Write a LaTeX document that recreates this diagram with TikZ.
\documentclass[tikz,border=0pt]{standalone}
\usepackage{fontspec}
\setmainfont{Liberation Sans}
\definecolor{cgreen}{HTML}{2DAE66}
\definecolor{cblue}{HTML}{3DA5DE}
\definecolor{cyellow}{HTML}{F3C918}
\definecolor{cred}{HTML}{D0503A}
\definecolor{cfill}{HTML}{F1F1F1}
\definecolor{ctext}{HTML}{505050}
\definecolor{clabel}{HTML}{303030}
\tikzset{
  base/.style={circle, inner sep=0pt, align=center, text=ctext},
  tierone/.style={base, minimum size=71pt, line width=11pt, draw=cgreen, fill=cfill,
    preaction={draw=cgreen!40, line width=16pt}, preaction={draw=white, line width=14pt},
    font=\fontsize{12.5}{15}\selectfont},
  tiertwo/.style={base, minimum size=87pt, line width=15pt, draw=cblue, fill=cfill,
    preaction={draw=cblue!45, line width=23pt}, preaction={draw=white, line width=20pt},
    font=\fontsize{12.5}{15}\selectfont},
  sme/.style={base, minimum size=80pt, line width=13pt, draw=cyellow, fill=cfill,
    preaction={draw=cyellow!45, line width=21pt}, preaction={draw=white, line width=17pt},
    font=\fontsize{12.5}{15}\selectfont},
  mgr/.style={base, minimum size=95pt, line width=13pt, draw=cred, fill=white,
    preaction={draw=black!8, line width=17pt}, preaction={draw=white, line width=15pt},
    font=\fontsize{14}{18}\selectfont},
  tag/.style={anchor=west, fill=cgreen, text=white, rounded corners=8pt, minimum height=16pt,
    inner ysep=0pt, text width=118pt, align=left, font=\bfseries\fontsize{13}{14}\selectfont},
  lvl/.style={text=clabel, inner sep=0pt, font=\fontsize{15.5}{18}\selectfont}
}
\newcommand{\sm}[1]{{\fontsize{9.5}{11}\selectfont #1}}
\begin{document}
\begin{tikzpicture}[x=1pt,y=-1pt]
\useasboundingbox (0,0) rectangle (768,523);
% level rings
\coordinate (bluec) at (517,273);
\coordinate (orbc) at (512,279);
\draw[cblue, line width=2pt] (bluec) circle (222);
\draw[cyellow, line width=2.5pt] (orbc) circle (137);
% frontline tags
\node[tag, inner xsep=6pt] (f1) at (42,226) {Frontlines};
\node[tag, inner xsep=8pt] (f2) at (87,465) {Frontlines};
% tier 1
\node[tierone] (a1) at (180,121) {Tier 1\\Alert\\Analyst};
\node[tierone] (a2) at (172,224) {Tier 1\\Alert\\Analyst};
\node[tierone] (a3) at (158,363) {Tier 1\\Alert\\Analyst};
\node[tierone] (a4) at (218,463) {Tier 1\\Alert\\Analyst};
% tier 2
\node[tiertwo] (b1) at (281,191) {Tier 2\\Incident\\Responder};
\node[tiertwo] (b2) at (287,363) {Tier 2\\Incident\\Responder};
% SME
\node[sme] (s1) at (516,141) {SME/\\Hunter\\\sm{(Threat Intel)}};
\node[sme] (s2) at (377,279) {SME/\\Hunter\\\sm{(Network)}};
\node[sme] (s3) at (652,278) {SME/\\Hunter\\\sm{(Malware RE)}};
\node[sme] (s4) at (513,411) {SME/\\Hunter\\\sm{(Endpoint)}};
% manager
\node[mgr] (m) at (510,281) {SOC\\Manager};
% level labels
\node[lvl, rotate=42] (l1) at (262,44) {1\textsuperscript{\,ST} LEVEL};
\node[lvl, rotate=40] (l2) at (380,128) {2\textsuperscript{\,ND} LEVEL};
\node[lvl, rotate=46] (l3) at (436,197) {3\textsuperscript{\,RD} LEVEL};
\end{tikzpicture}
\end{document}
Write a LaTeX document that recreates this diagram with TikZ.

- _Written problem_: Reproduce all of the data exactly as given.

- _Solution_:
Write a LaTeX document that recreates this diagram with TikZ.
\documentclass[tikz,border=0pt]{standalone}
\usepackage{fontspec}
\setmainfont{Liberation Sans}
\definecolor{cgreen}{HTML}{2DAE66}
\definecolor{cblue}{HTML}{3DA5DE}
\definecolor{cyellow}{HTML}{F3C918}
\definecolor{cred}{HTML}{D0503A}
\definecolor{cfill}{HTML}{F1F1F1}
\definecolor{ctext}{HTML}{505050}
\definecolor{clabel}{HTML}{303030}
\tikzset{
  base/.style={circle, inner sep=0pt, align=center, text=ctext},
  tierone/.style={base, minimum size=71pt, line width=11pt, draw=cgreen, fill=cfill,
    preaction={draw=cgreen!40, line width=16pt}, preaction={draw=white, line width=14pt},
    font=\fontsize{12.5}{15}\selectfont},
  tiertwo/.style={base, minimum size=87pt, line width=15pt, draw=cblue, fill=cfill,
    preaction={draw=cblue!45, line width=23pt}, preaction={draw=white, line width=20pt},
    font=\fontsize{12.5}{15}\selectfont},
  sme/.style={base, minimum size=80pt, line width=13pt, draw=cyellow, fill=cfill,
    preaction={draw=cyellow!45, line width=21pt}, preaction={draw=white, line width=17pt},
    font=\fontsize{12.5}{15}\selectfont},
  mgr/.style={base, minimum size=95pt, line width=13pt, draw=cred, fill=white,
    preaction={draw=black!8, line width=17pt}, preaction={draw=white, line width=15pt},
    font=\fontsize{14}{18}\selectfont},
  tag/.style={anchor=west, fill=cgreen, text=white, rounded corners=8pt, minimum height=16pt,
    inner ysep=0pt, text width=118pt, align=left, font=\bfseries\fontsize{13}{14}\selectfont},
  lvl/.style={text=clabel, inner sep=0pt, font=\fontsize{15.5}{18}\selectfont}
}
\newcommand{\sm}[1]{{\fontsize{9.5}{11}\selectfont #1}}
\begin{document}
\begin{tikzpicture}[x=1pt,y=-1pt]
\useasboundingbox (0,0) rectangle (768,523);
% level rings
\coordinate (bluec) at (517,273);
\coordinate (orbc) at (512,279);
\draw[cblue, line width=2pt] (bluec) circle (222);
\draw[cyellow, line width=2.5pt] (orbc) circle (137);
% frontline tags
\node[tag, inner xsep=6pt] (f1) at (42,226) {Frontlines};
\node[tag, inner xsep=8pt] (f2) at (87,465) {Frontlines};
% tier 1
\node[tierone] (a1) at (180,121) {Tier 1\\Alert\\Analyst};
\node[tierone] (a2) at (172,224) {Tier 1\\Alert\\Analyst};
\node[tierone] (a3) at (158,363) {Tier 1\\Alert\\Analyst};
\node[tierone] (a4) at (218,463) {Tier 1\\Alert\\Analyst};
% tier 2
\node[tiertwo] (b1) at (281,191) {Tier 2\\Incident\\Responder};
\node[tiertwo] (b2) at (287,363) {Tier 2\\Incident\\Responder};
% SME
\node[sme] (s1) at (516,141) {SME/\\Hunter\\\sm{(Threat Intel)}};
\node[sme] (s2) at (377,279) {SME/\\Hunter\\\sm{(Network)}};
\node[sme] (s3) at (652,278) {SME/\\Hunter\\\sm{(Malware RE)}};
\node[sme] (s4) at (513,411) {SME/\\Hunter\\\sm{(Endpoint)}};
% manager
\node[mgr] (m) at (510,281) {SOC\\Manager};
% level labels
\node[lvl, rotate=42] (l1) at (262,44) {1\textsuperscript{\,ST} LEVEL};
\node[lvl, rotate=40] (l2) at (380,128) {2\textsuperscript{\,ND} LEVEL};
\node[lvl, rotate=46] (l3) at (436,197) {3\textsuperscript{\,RD} LEVEL};
\end{tikzpicture}
\end{document}
Write a LaTeX document that recreates this diagram with TikZ.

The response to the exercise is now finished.